En effet, la structure d’affaires traditionnelle est essentiellement basée sur le rendement et les bénéfices. Il n’en va pas de même pour une coopérative qui, elle, vise à répondre aux besoins de ses membres dans l’intérêt collectif, et non pas à générer des excédents. D’ailleurs, des études du ministère de l’Innovation ont plusieurs fois démontré que le taux de survie d’une coopérative est deux fois plus élevé que celui d’une entreprise traditionnelle.

Reprendre le pouvoir

Dès les débuts de la pandémie, on a beaucoup entendu parler d’autonomie. Les pénuries et les difficultés d’approvisionnement pour certains produits ont constitué un réveil brutal pour la population et les différents paliers de gouvernement. Or, le modèle coopératif répond bien à cette préoccupation. « Si on veut éviter de revivre ce qu’on a connu dans les derniers mois, on devrait se mobiliser et se responsabiliser afin de répondre à nos propres besoins au lieu de compter sur les autres.
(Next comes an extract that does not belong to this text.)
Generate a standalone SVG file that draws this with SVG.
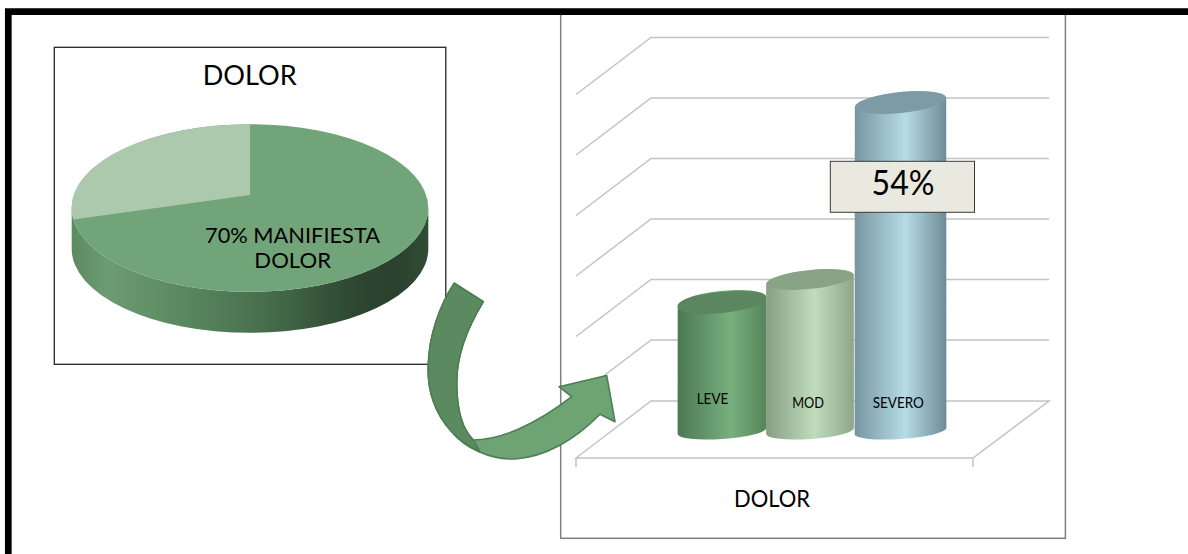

En adoptant cette vision, on fait en sorte d’assurer la sécurité des citoyens et des communautés », remarque M. Caron.

Il faudra toutefois un petit coup de pouce de l’écosystème pour inciter les Québécois à monter dans le train coopératif. « Mais nous avons de la chance, car ici, les différents gouvernements qui se sont succédé ont toujours soutenu le développement du modèle coopératif », indique M. Caron.

Au moment d’écrire ces lignes, en septembre dernier, la ministre déléguée au Développement économique régional, Marie-Eve Proulx, venait d’ailleurs de confirmer que 4 M$ allaient être versés au Conseil québécois de la coopération et de la mutualité pour l’année 2020-2021, dans le cadre de l’Entente de partenariat pour le développement des coopératives. Le but? Accélérer le démarrage de nouvelles coopératives et soutenir la croissance des coopératives existantes. La ministre Proulx a aussi profité de l’occasion pour rappeler que le mouvement coopératif avait joué un rôle crucial pendant la pandémie, en offrant des services à la population en santé, en services à domicile et en alimentation, notamment. « Les coopératives permettent de répondre aux besoins des communautés. Elles contribuent à stimuler l’économie de toutes les régions, elles génèrent des emplois de qualité et elles représentent une option intéressante pour reprendre des entreprises », a-t-elle déclaré.

Tirer des leçons constructives

Des paroles qui ne sont pas pour déplaire à M. Caron, qui soutient que le gouvernement doit favoriser un changement de culture et inciter les communautés à « s’occuper de leurs affaires ». « On compte beaucoup sur l’État providence, mais il faudrait être conscient qu’il y a des choses que l’on pourrait faire nous-mêmes. De plus, en tant que consommateurs, nous sommes confinés à un rôle passif, alors qu’au sein d’une coopérative, chaque membre a le droit de vote et a son mot à dire. On ne peut pas simplement se contenter de consommer, on doit devenir des acteurs, être partie prenante », souligne M. Caron.

Certes, cela demande un effort, celui de s’impliquer, de prendre la parole et de se responsabiliser. « C’est ce qu’offre le modèle coopératif, le seul qui, concrètement et légalement, nous donne réellement ce pouvoir. On peut aussi compter sur la loi sur les coopératives, riche de plusieurs décennies d’expérience », avance M. Caron.

Outre un coup de pouce des instances décisionnelles pour sensibiliser la population, quelles sont les conditions gagnantes pour réussir la transition? Assurément, se servir de l’expérience récente comme d’un tremplin. « Il y a une conjoncture favorable actuellement, et j’espère que nous parviendrons à tirer des leçons de cette crise et que nous ne retournerons pas dans nos vieilles pantoufles! De plus, avec toutes les dépenses auxquelles il a dû faire face, l’État ne pourra pas avoir réponse à tout. Pour s’en sortir, il faudra que les citoyens se mobilisent », soulève M. Caron. Et une partie de la solution réside, selon lui, dans le mouvement coopératif. Une crise est toujours une occasion à saisir; à nous d’en tirer des leçons constructives pour l’avenir.